Directed by Sajid Khan
Rating: ***
When it doesn't TRY to be funny, it's funny. And when it's not funny, it's quite heartwarmingly touching...honestly!
Picture this. A tv anchor who has made a career out of spoofing satirizing and savaging Hindi-film conventions decides to direct a film where three certifiable studs (check out their huffing harem of haseenas of every hue and colour preferably blonde) wake up one morning (in separate beds with different blondes)to find a baby on their doorstep.
No, the babe is not Vidya Balan. She comes much later. The baby is a 8-month old girl eventually christened Angel who does more pooh than we can go pooh-pooh over the wild improbability of Leonard Nimoy's Three Men & A Baby working in a desi context.
But Sajid Khan's comic timing in telling the story of the taming of three screws...er, male shrews, sees the tale through.
You can't fault the narrative for its brio. Sajid gives the heee-heee-heroic trio a huge leeway to raise laughter on a selfconsciously casual set representing a bachelor pad.
The swanky pad comes alive to the sound of a little girl bawling her head off, eating, chuckling and of course doing stinky-pooh. The rapidfire editing (Rameshwar S Bhagat) creates a series of immensely watchable vignettes taken from the life of a trio of over-libidinous slobs.
The reformation, though expected, still takes you by surprise. The crisis in the baby's life (she nearly dies when left in the rain by her callous surrogate-dads) culminates in the trio falling at her feet as a beam of light pierces the darkened room to denote their new enlightened spirit.
The Muslim hero (Fardeen) even falls to his feet to recite his prayers.
Manmohan Desai must be chuckling in heaven. You know Sajid Khan is out to get your attention by hook or by crook. Pulling out all stops he designs an entertainer that isn't shy of letting all the filmy emotions hang out. They, the emotions, often do. Hang out, I mean.
The treatment of the theme is brutally schwaltzy and savagely satirical. You can't miss the sharp screechy turns that the debutant director takes as he takes his boisterous threesome from smelly socks to smellier napkins and sensitive fatherhood.
Yes, the conversion is more sudden and drastic than a a bunch of rowdy tribals suddenly converting their religion for Church benefits. And really, the three, specially Riteish, occasionally over-do the fatherly concern.
But the swift one-liners and irreverent but innocuous gender jokes in the first-half are delightfully done. At interval point Sajid Khan brings in the lady of the show.
Vidya Balan plays a hot-tempered, impulsive capricious and stubborn single mother with a dash of uncharacteristic zest. She loses her delicate edges to sustain a portion of the brittle film that requires a whole deal of sustenance. In this, Vidya's screen-dad is of tremendous help.

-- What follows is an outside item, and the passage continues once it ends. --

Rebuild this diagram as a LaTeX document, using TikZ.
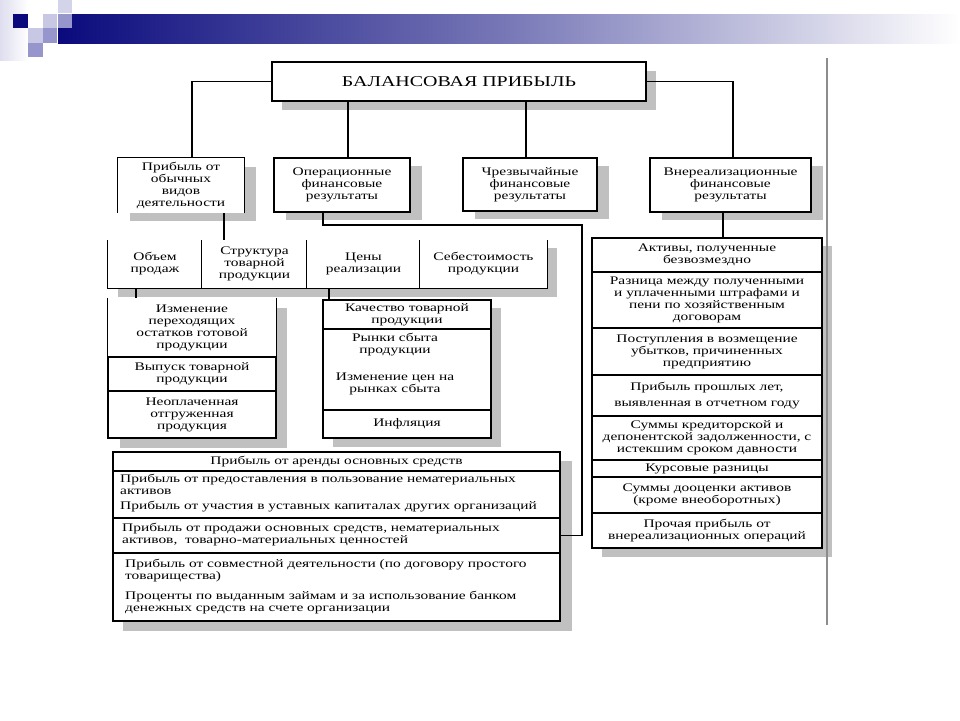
\documentclass[tikz,border=0pt]{standalone}
\usepackage{fontspec}
\setmainfont{Liberation Serif}[FakeStretch=1.33]
\usetikzlibrary{calc}
\definecolor{navy}{RGB}{10,10,125}
\definecolor{sqa}{RGB}{200,200,228}
\definecolor{sqb}{RGB}{150,150,204}
\definecolor{shd}{RGB}{192,192,192}
\definecolor{vline}{RGB}{140,140,140}
\newcommand\fs{\fontsize{11.6}{12}\selectfont}
\newcommand\fh{\fontsize{15}{16}\selectfont}
\begin{document}
\begin{tikzpicture}[x=1pt,y=-1pt,
  cellbox/.style={draw=black,line width=1.2pt,fill=white,inner sep=0pt,align=center,font=\fs},
  openbox/.style={draw=none,fill=white,inner sep=0pt,align=center,font=\fs},
  txt/.style={draw=none,inner sep=0pt,align=left,font=\fs,anchor=west},
  conn/.style={draw=black,line width=1.2pt},
  edgeline/.style={draw=black,line width=1.2pt},
  shadowrect/.style={fill=shd,draw=none}]
\useasboundingbox (0,0) rectangle (960,720);
\fill[white] (0,0) rectangle (960,720);
% header decoration
\shade[left color=sqa!60,right color=white] (0,0) rectangle (28,60);
\shade[left color=navy,right color=white,middle color=navy!55] (58,14) rectangle (960,43);
\fill[navy] (13,14) rectangle (28,28);
\fill[sqa] (43,14) rectangle (57,28);
\fill[sqa!80] (58,0) rectangle (72,13);
\fill[sqb] (58,14) rectangle (72,28);
\fill[sqa] (28,28) rectangle (43,43);
\fill[sqb] (43,28) rectangle (57,43);
\fill[sqb] (28,43) rectangle (43,57);
% shadows
\fill[shadowrect] (282,71) rectangle (656,110);
\fill[shadowrect] (130,167) rectangle (256,221);
\fill[shadowrect] (286,166) rectangle (422,220);
\fill[shadowrect] (475,166) rectangle (609,219);
\fill[shadowrect] (662,166) rectangle (823,220);
\fill[shadowrect] (118,248) rectangle (557,297);
\fill[shadowrect] (120,308) rectangle (287,448);
\fill[shadowrect] (333,308) rectangle (501,447);
\fill[shadowrect] (602,246) rectangle (832,557);
\fill[shadowrect] (123,461) rectangle (572,631);
% gray vertical rule
\draw[vline,line width=2pt] (827,58) -- (827,625);
% coordinates for connector positions
\coordinate (k1) at (192,0);
\coordinate (k2) at (733,0);
\coordinate (k3) at (348,0);
\coordinate (k4) at (526,0);
\coordinate (k5) at (224,0);
\coordinate (j1) at (323,225);
\coordinate (j2) at (582,225);
\coordinate (k7) at (723,0);
\coordinate (k8) at (136,0);
\coordinate (k9) at (329,0);
% main box
\node[cellbox,font=\fh,minimum width=374pt,minimum height=39pt] (main) at (459,81.5) {БАЛАНСОВАЯ ПРИБЫЛЬ};
% second level
\node[openbox,minimum width=126pt,minimum height=55pt] (b1) at (181,185.5) {Прибыль от\\обычных\\видов\\деятельности};
\draw[edgeline] (b1.south west) -- (b1.north west) -- (b1.north east) -- (b1.south east);
\node[cellbox,minimum width=136pt,minimum height=54pt] (b2) at (342,185) {Операционные\\финансовые\\результаты};
\node[cellbox,minimum width=134pt,minimum height=53pt] (b3) at (530,184.5) {Чрезвычайные\\финансовые\\результаты};
\node[cellbox,minimum width=161pt,minimum height=54pt] (b4) at (730.5,185) {Внереализационные\\финансовые\\результаты};
% row of factors
\node[openbox,minimum width=94pt,minimum height=48pt] (r1) at (155,264) {Объем\\продаж};
\node[openbox,minimum width=105pt,minimum height=48pt] (r2) at (254.5,264) {Структура\\товарной\\продукции};
\node[openbox,minimum width=113pt,minimum height=48pt] (r3) at (363.5,264) {Цены\\реализации};
\node[openbox,minimum width=127pt,minimum height=48pt] (r4) at (483.5,264) {Себестоимость\\продукции};
\draw[edgeline] (r1.north west) -- (r1.south west) -- (r4.south east) -- (r4.north east);
\draw[edgeline] (r2.north west) -- (r2.south west) (r3.north west) -- (r3.south west) (r4.north west) -- (r4.south west);
% left stack
\node[openbox,minimum width=168pt,minimum height=59pt] (l1) at (192,327.5) {Изменение\\переходящих\\остатков готовой\\продукции};
\draw[edgeline] (l1.north west) -- (l1.south west) (l1.north east) -- (l1.south east);
\node[cellbox,minimum width=168pt,minimum height=34pt] (l2) at (192,374) {Выпуск товарной\\продукции};
\node[cellbox,minimum width=168pt,minimum height=47pt] (l3) at (192,414.5) {Неоплаченная\\отгруженная\\продукция};
% right stack
\node[cellbox,minimum width=168pt,minimum height=29pt] (q1) at (407,314.5) {Качество товарной\\продукции};
\node[cellbox,minimum width=168pt,minimum height=81pt] (q2) at (407,369.5) {};
\node[openbox,fill=none] (q2t) at (395,364) {Рынки сбыта\\продукции\\[15pt]Изменение цен на\\рынках сбыта};
\node[cellbox,minimum width=168pt,minimum height=28pt] (q3) at (407,424) {Инфляция};
% right column
\node[cellbox,minimum width=230pt,minimum height=34pt] (c1) at (707,255) {Активы, полученные\\безвозмездно};
\node[cellbox,minimum width=230pt,minimum height=56pt] (c2) at (707,300) {Разница между полученными\\и уплаченными штрафами и\\пени по хозяйственным\\договорам};
\node[cellbox,minimum width=230pt,minimum height=47pt] (c3) at (707,351.5) {Поступления в возмещение\\убытков, причиненных\\предприятию};
\node[cellbox,minimum width=230pt,minimum height=41pt] (c4) at (707,395.5) {Прибыль прошлых лет,\\[4pt]выявленная в отчетном году};
\node[cellbox,minimum width=230pt,minimum height=44pt] (c5) at (707,438) {Суммы кредиторской и\\депонентской задолженности, с\\истекшим сроком давности};
\node[cellbox,minimum width=230pt,minimum height=17pt] (c6) at (707,468.5) {Курсовые разницы};
\node[cellbox,minimum width=230pt,minimum height=36pt] (c7) at (707,495) {Суммы дооценки активов\\(кроме внеоборотных)};
\node[cellbox,minimum width=230pt,minimum height=35pt] (c8) at (707,530.5) {Прочая прибыль от\\внереализационных операций};
% bottom box
\node[cellbox,minimum width=447pt,minimum height=19pt] (d1) at (336.5,461.5) {Прибыль от аренды основных средств};
\node[cellbox,minimum width=447pt,minimum height=47pt] (d2) at (336.5,494.5) {};
\node[txt] (d2t) at (120,493) {Прибыль от предоставления в пользование нематериальных\\активов\\[3pt]Прибыль от участия в уставных капиталах других организаций};
\node[cellbox,minimum width=447pt,minimum height=35pt] (d3) at (336.5,535.5) {};
\node[txt] (d3t) at (122,535) {Прибыль от продажи основных средств, нематериальных\\активов,~~товарно-материальных ценностей};
\node[cellbox,minimum width=447pt,minimum height=68pt] (d4) at (336.5,587) {};
\node[txt] (d4t) at (125,587) {Прибыль от совместной деятельности (по договору простого\\товарищества)\\[8pt]Проценты по выданным займам и за использование банком\\денежных средств на счете организации};
% connectors
\draw[conn] (main.west) -| (b1.north -| k1);
\draw[conn] (main.east) -| (b4.north -| k2);
\draw[conn] (main.south -| k3) -- (b2.north -| k3);
\draw[conn] (main.south -| k4) -- (b3.north -| k4);
\draw[conn] (b1.south -| k5) -- (r2.north -| k5);
\draw[conn] (b2.south -| j1) -- (j1) -- (j2) |- (d3.east);
\draw[conn] (b4.south -| k7) -- (c1.north -| k7);
\draw[conn] (r1.south -| k8) -- (l1.north -| k8);
\draw[conn] (r3.south -| k9) -- (q1.north -| k9);
\end{tikzpicture}
\end{document}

While one can think of many truly funny moments in the first-half the second -half has just one interlude that's positively hilarious. It has Fardeen Khan doing a take-off on Amitabh Bachchan in Hrishikesh Mukherjee's Chupke Chupke,driving Miss Balan and her dad at snail's pace while the other two heroes swish by in various get-ups.
Here, more than anyone else, Boman Irani's expressions from the back seat of the snail-paced car are to die for.
Luckily the film's pace is more svelte than snail's. But no,you don't 'die' laughing in Heyy Babyy. The gags are reined-in and often qualified by the eagerness to show an emotional underside to the feeling of all-boys' bacchanalia.
The second-half where Akshay seduces the innocent-and-starry-eyed Vidya Balan as time-pass reminded me of Hrishikesh Mukherjee's Jurmana where Amitabh Bachchan had played the devi Raakhee's amorous advocate.
The source references and allusions in Heyy Babyy are sly and tongue-in-cheek. When the three bacherlor-fathers are toying with a name for the baby Riteish suggests, "How about Jaan-nasheen?" to Fardeen.....Refer back to Fardeen's father Feroz's flop film.
The flip-flop of talcum tenderness and boys' boorishness keeps you watching most of the time, though the second-half does get painfully tedious with portions sticking out like 'snore' thumbs. Sleeping on the banana-peel, or what!
But you really can't fault Sajid Khan's directorial debut for its joie de vivre. The swirl of sleek satire and the twirl of mini-skirted attire ensure that the audience never tire of this ticklish tale of three incorrigible bachelors, a headstrong babe, a charming baby and plenty of glam-decked fast-paced gup-slurp.